SERIES: Investing Fundamentals Part 4 – Unleash the Power of Compound Interest

Welcome to the latest series at – “Investing Fundamentals”  Investing is consistently rated by our audience as one of the most confusing topics they face. In this series, we are going to share some foundational principles that can really help you understand investing better!

Four  Unleash the power of compound interest

Compound interest is the payment of money to you from companies you have allowed to use your money.

For example let’s say we have $100 in an investment account that grew to $105 in one year. This is the equivalent of 5% interest.

Now suppose the $105 is left alone for another year and continues to grow at a rate of 5%. Will it be paid another $5 interest when the second year is up? No! It will be paid $5.25 because interest was received on $105 – not just $100. In other words, the interest money also earns interest! This is why you hear people say, “My money is working for me.”
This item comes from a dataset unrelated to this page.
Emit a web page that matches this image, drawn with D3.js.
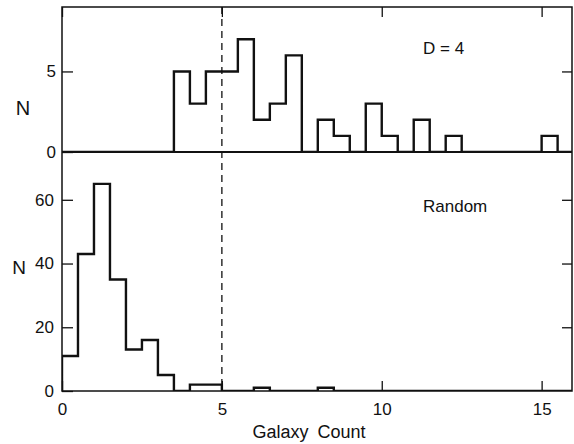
<!DOCTYPE html>
<html>
<head>
<meta charset="utf-8">
<script src="https://cdn.jsdelivr.net/npm/d3@7"></script>
<style>
  html, body { margin: 0; padding: 0; background: #fff; }
  svg { display: block; }
  text { font-family: "Liberation Sans", Arial, sans-serif; fill: #111; }
</style>
</head>
<body>
<svg id="chart" width="574" height="444"></svg>
<script>
// ---- data ----
const binWidth = 0.5;
const binStarts = [0, 0.5, 1, 1.5, 2, 2.5, 3, 3.5, 4, 4.5, 5, 5.5, 6, 6.5, 7, 7.5,
                   8, 8.5, 9, 9.5, 10, 10.5, 11, 11.5, 12, 12.5, 13, 13.5, 14, 14.5, 15, 15.5];
const countsD4 = [0, 0, 0, 0, 0, 0, 0, 5, 3, 5, 5, 7, 2, 3, 6, 0,
                  2, 1, 0, 3, 1, 0, 2, 0, 1, 0, 0, 0, 0, 0, 1, 0];
const countsRandom = [11, 43, 65, 35, 13, 16, 5, 0, 2, 2, 0, 0, 1, 0, 0, 0,
                      1, 0, 0, 0, 0, 0, 0, 0, 0, 0, 0, 0, 0, 0, 0, 0];
const xTicks = [0, 5, 10, 15];
const yTicksTop = [0, 5];
const yTicksBottom = [0, 20, 40, 60];
const cutValue = 5;
const labelTop = "D = 4";
const labelBottom = "Random";
const xTitle = "Galaxy Count";
const yTitle = "N";

// ---- layout ----
const svg = d3.select("#chart");
const left = 62, right = 572;
const topY0 = 7, topY1 = 152, botY1 = 391;

const x = d3.scaleLinear().domain([0, 15.95]).range([left, right]);
const yTop = d3.scaleLinear().domain([0, 9]).range([topY1, topY0]);
const yBot = d3.scaleLinear().domain([0, 75]).range([botY1, topY1]);

const defs = svg.append("defs");
defs.append("clipPath").attr("id", "clipTop").append("rect")
  .attr("x", left).attr("y", topY0).attr("width", right - left).attr("height", topY1 - topY0);
defs.append("clipPath").attr("id", "clipBot").append("rect")
  .attr("x", left).attr("y", topY1).attr("width", right - left).attr("height", botY1 - topY1);

function histPath(counts, y) {
  const pts = [[binStarts[0], 0]];
  binStarts.forEach((s, i) => pts.push([s, counts[i]]));
  pts.push([binStarts[binStarts.length - 1] + binWidth, 0]);
  return d3.line().x(d => x(d[0])).y(d => y(d[1])).curve(d3.curveStepAfter)(pts);
}

// histograms
svg.append("path").attr("d", histPath(countsD4, yTop))
  .attr("clip-path", "url(#clipTop)")
  .attr("fill", "none").attr("stroke", "#111").attr("stroke-width", 2.4)
  .attr("stroke-linejoin", "miter");
svg.append("path").attr("d", histPath(countsRandom, yBot))
  .attr("clip-path", "url(#clipBot)")
  .attr("fill", "none").attr("stroke", "#111").attr("stroke-width", 2.4)
  .attr("stroke-linejoin", "miter");

// dashed cut line
svg.append("line")
  .attr("x1", x(cutValue)).attr("x2", x(cutValue))
  .attr("y1", topY0).attr("y2", botY1)
  .attr("stroke", "#111").attr("stroke-width", 1.3)
  .attr("stroke-dasharray", "7,5");

// axes
function styleAxis(g, showLabels, fontSize) {
  g.select(".domain").remove();
  g.selectAll(".tick line").attr("stroke", "#111").attr("stroke-width", 1.3);
  g.selectAll(".tick text")
    .style("font-family", '"Liberation Sans", Arial, sans-serif')
    .attr("font-size", fontSize).attr("fill", "#111");
  if (!showLabels) g.selectAll(".tick text").remove();
}

// top panel
svg.append("g").attr("transform", `translate(${left},0)`)
  .call(d3.axisLeft(yTop).tickValues(yTicksTop).tickSize(-11).tickPadding(6).tickFormat(d3.format("d")))
  .call(g => styleAxis(g, true, 17));
svg.append("g").attr("transform", `translate(${right},0)`)
  .call(d3.axisRight(yTop).tickValues([5]).tickSize(-10))
  .call(g => styleAxis(g, false, 17));
svg.append("g").attr("transform", `translate(0,${topY0})`)
  .call(d3.axisTop(x).tickValues(xTicks).tickSize(-10))
  .call(g => styleAxis(g, false, 17));

// bottom panel
svg.append("g").attr("transform", `translate(${left},0)`)
  .call(d3.axisLeft(yBot).tickValues(yTicksBottom).tickSize(-11).tickPadding(8).tickFormat(d3.format("d")))
  .call(g => styleAxis(g, true, 17));
svg.append("g").attr("transform", `translate(${right},0)`)
  .call(d3.axisRight(yBot).tickValues(yTicksBottom.slice(1)).tickSize(-10))
  .call(g => styleAxis(g, false, 17));
svg.append("g").attr("transform", `translate(0,${botY1})`)
  .call(d3.axisBottom(x).tickValues(xTicks).tickSize(-10).tickPadding(12).tickFormat(d3.format("d")))
  .call(g => styleAxis(g, true, 17));

// frames
svg.append("rect").attr("x", left).attr("y", topY0)
  .attr("width", right - left).attr("height", botY1 - topY0)
  .attr("fill", "none").attr("stroke", "#111").attr("stroke-width", 1.5);
svg.append("line").attr("x1", left).attr("x2", right)
  .attr("y1", topY1).attr("y2", topY1)
  .attr("stroke", "#111").attr("stroke-width", 1.8);

// labels
svg.append("text").attr("x", 23).attr("y", 115).attr("text-anchor", "middle")
  .attr("font-size", 20).text(yTitle);
svg.append("text").attr("x", 19).attr("y", 274).attr("text-anchor", "middle")
  .attr("font-size", 19).text(yTitle);
svg.append("text").attr("x", 423).attr("y", 54)
  .attr("font-size", 17).text(labelTop);
svg.append("text").attr("x", 423).attr("y", 212)
  .attr("font-size", 17).text(labelBottom);
svg.append("text").attr("x", 309).attr("y", 438).attr("text-anchor", "middle")
  .attr("font-size", 18).style("word-spacing", "4px").text(xTitle);
</script>
</body>
</html>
Take a look at the below example of a $100/month investment growing at an annual compounded rate of 12%.


Remember you are only investing $100 each month! Even though after 40 years you will have only invested $48,000 of your own money, your account balance will be $1,176,477! This means that $1,128,477 is the interest you have gained!

Now do you see the POWER of compound interest?

Where do you find investments that offer 12% return? I have found no investments that return 12% every single year, but I have found several mutual funds that average over 12% return over the past 50 years. Some years could lose 15% while others could gain 30%. You can see a list of my current investments HERE.

How to maximize your investment growth:

  1. Invest enough to receive the entire company match.  By investing in an employer-sponsored retirement plan that matches some of your contributions, you could even receive a 50% or 100% return!
  2. Monitor your investments at least every six months.  I track my investments at the end of every single month. This helps me understand how each one is performing and allows me to make necessary adjustments.
  3. Consider investments beyond the stock market.  The stock market is just one place to invest. Consider small businesses, real estate, and intellectual property – like patents and licensing rights. Remember a higher interest rate almost always means a higher risk.


  • Establish a consistent investing habit. Invest every single paycheck into your retirement account for the rest of your working life. Even if you can only invest a small amount, it will add up to more than you can imagine!